- INPUT ROWS -
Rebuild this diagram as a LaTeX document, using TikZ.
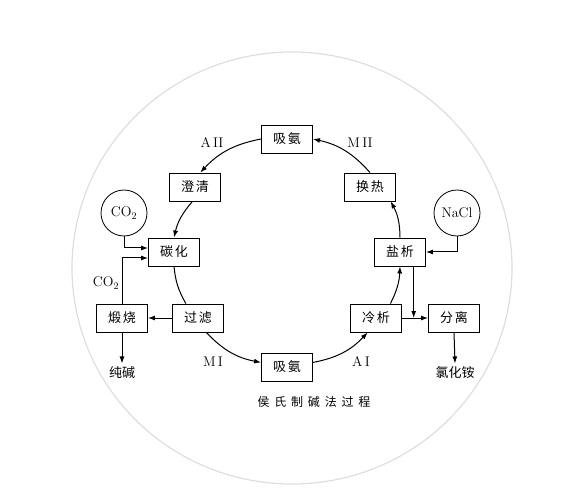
\documentclass[tikz,border=0pt]{standalone}
\usepackage{fontspec}
\newfontfamily\cjk{Noto Sans CJK SC}
\usetikzlibrary{arrows.meta,positioning,calc}

\tikzset{
  proc/.style={draw,line width=0.9pt,minimum width=51pt,minimum height=28pt,inner sep=0pt,
    font=\cjk\fontsize{13}{15}\selectfont\addfontfeature{LetterSpace=12}},
  feed/.style={draw,circle,line width=0.8pt,minimum size=46pt,inner sep=0pt,font=\fontsize{14}{16}\selectfont},
  flow/.style={line width=1pt,-{Latex[length=7pt,width=5pt]}},
  plain/.style={line width=1pt},
  lbl/.style={font=\fontsize{14}{16}\selectfont},
  prod/.style={font=\cjk\fontsize{13}{15}\selectfont},
}

\begin{document}
\begin{tikzpicture}[x=1pt,y=1pt]
\useasboundingbox (0,0) rectangle (580,490);
% outer disc
\draw[black!13,line width=1.2pt] (292,222) ellipse [x radius=220,y radius=216];

% process steps on the cycle
\node[proc] (absTop) at (287,351) {吸氨};
\node[proc] (clarify) at (195,303) {澄清};
\node[proc] (heatex) at (370,303) {换热};
\node[proc] (carbon) at (174,238) {碳化};
\node[proc] (salting) at (400,238) {盐析};
\node[proc] (filter) at (198,172) {过滤};
\node[proc] (cooling) at (376,172) {冷析};
\node[proc] (absBot) at (287,123) {吸氨};
% side steps
\node[proc] (calcine) at (122,172) {煅烧};
\node[proc] (separate) at (454,172) {分离};
\node[feed] (co2) at (124,277) {CO$_2$};
\node[feed] (nacl) at (457,277) {NaCl};
\node[prod] (soda) at (122,117) {纯碱};
\node[prod] (nh4cl) at (455,117) {氯化铵};
\node[prod,font=\cjk\fontsize{12}{14}\selectfont\addfontfeature{LetterSpace=40}] (title) at (314,88) {侯氏制碱法过程};

% mother liquor labels
\node[lbl] (la2) at (212,347) {A\,II};
\node[lbl] (lm2) at (360,347) {M\,II};
\node[lbl] (lm1) at (213,128) {M\,I};
\node[lbl] (la1) at (361,128) {A\,I};
\node[lbl] (lco2) at (106,207) {CO$_2$};

% the cycle
\draw[flow] (absTop.west) to[bend right=18] (clarify.70);
\draw[flow] (clarify.-100) to[bend right=14] (carbon.north);
\draw[plain] (carbon.south) to[bend right=12] (filter.130);
\draw[flow] (filter.-60) to[bend right=18] (absBot.170);
\draw[flow] (absBot.10) to[bend right=18] (cooling.-120);
\draw[flow] (cooling.45) to[bend right=12] (salting.south);
\draw[flow] (salting.north) to[bend right=14] (heatex.-35);
\draw[flow] (heatex.north) to[bend right=18] (absTop.east);

% feeds and products
\draw[flow] (co2.south) |- ([yshift=4]carbon.west);
\draw[flow] (calcine.north) |- ([yshift=-6]carbon.west);
\draw[flow] (filter.west) -- (calcine.east);
\draw[flow] (calcine.south) -- (soda.north);
\draw[flow] (nacl.south) |- (salting.east);
\coordinate (join) at ($(cooling.east)!0.45!(separate.west)$);
\draw[flow] (cooling.east) -- (separate.west);
\draw[flow] (salting.south -| join) -- (join);
\draw[flow] (separate.south) -- (nh4cl.north);
\end{tikzpicture}
\end{document}
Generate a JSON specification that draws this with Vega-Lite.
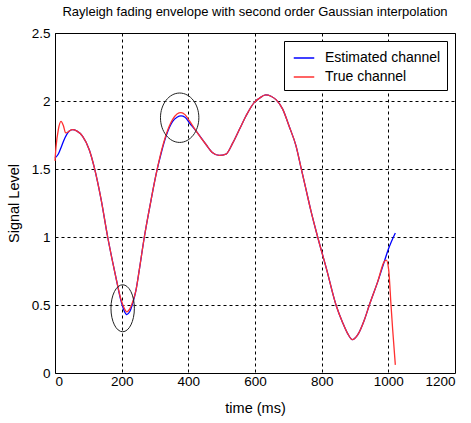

- GOAL -
Output all of the entries verbatim, leaving out any images.

- THE RESPONSE -
Rebuild this diagram as a LaTeX document, using TikZ.
\documentclass[tikz,border=0pt]{standalone}
\usepackage{fontspec}
\newfontfamily\cjk{Noto Sans CJK SC}
\usetikzlibrary{arrows.meta,positioning,calc}

\tikzset{
  proc/.style={draw,line width=0.9pt,minimum width=51pt,minimum height=28pt,inner sep=0pt,
    font=\cjk\fontsize{13}{15}\selectfont\addfontfeature{LetterSpace=12}},
  feed/.style={draw,circle,line width=0.8pt,minimum size=46pt,inner sep=0pt,font=\fontsize{14}{16}\selectfont},
  flow/.style={line width=1pt,-{Latex[length=7pt,width=5pt]}},
  plain/.style={line width=1pt},
  lbl/.style={font=\fontsize{14}{16}\selectfont},
  prod/.style={font=\cjk\fontsize{13}{15}\selectfont},
}

\begin{document}
\begin{tikzpicture}[x=1pt,y=1pt]
\useasboundingbox (0,0) rectangle (580,490);
% outer disc
\draw[black!13,line width=1.2pt] (292,222) ellipse [x radius=220,y radius=216];

% process steps on the cycle
\node[proc] (absTop) at (287,351) {吸氨};
\node[proc] (clarify) at (195,303) {澄清};
\node[proc] (heatex) at (370,303) {换热};
\node[proc] (carbon) at (174,238) {碳化};
\node[proc] (salting) at (400,238) {盐析};
\node[proc] (filter) at (198,172) {过滤};
\node[proc] (cooling) at (376,172) {冷析};
\node[proc] (absBot) at (287,123) {吸氨};
% side steps
\node[proc] (calcine) at (122,172) {煅烧};
\node[proc] (separate) at (454,172) {分离};
\node[feed] (co2) at (124,277) {CO$_2$};
\node[feed] (nacl) at (457,277) {NaCl};
\node[prod] (soda) at (122,117) {纯碱};
\node[prod] (nh4cl) at (455,117) {氯化铵};
\node[prod,font=\cjk\fontsize{12}{14}\selectfont\addfontfeature{LetterSpace=40}] (title) at (314,88) {侯氏制碱法过程};

% mother liquor labels
\node[lbl] (la2) at (212,347) {A\,II};
\node[lbl] (lm2) at (360,347) {M\,II};
\node[lbl] (lm1) at (213,128) {M\,I};
\node[lbl] (la1) at (361,128) {A\,I};
\node[lbl] (lco2) at (106,207) {CO$_2$};

% the cycle
\draw[flow] (absTop.west) to[bend right=18] (clarify.70);
\draw[flow] (clarify.-100) to[bend right=14] (carbon.north);
\draw[plain] (carbon.south) to[bend right=12] (filter.130);
\draw[flow] (filter.-60) to[bend right=18] (absBot.170);
\draw[flow] (absBot.10) to[bend right=18] (cooling.-120);
\draw[flow] (cooling.45) to[bend right=12] (salting.south);
\draw[flow] (salting.north) to[bend right=14] (heatex.-35);
\draw[flow] (heatex.north) to[bend right=18] (absTop.east);

% feeds and products
\draw[flow] (co2.south) |- ([yshift=4]carbon.west);
\draw[flow] (calcine.north) |- ([yshift=-6]carbon.west);
\draw[flow] (filter.west) -- (calcine.east);
\draw[flow] (calcine.south) -- (soda.north);
\draw[flow] (nacl.south) |- (salting.east);
\coordinate (join) at ($(cooling.east)!0.45!(separate.west)$);
\draw[flow] (cooling.east) -- (separate.west);
\draw[flow] (salting.south -| join) -- (join);
\draw[flow] (separate.south) -- (nh4cl.north);
\end{tikzpicture}
\end{document}
Generate a JSON specification that draws this with Vega-Lite.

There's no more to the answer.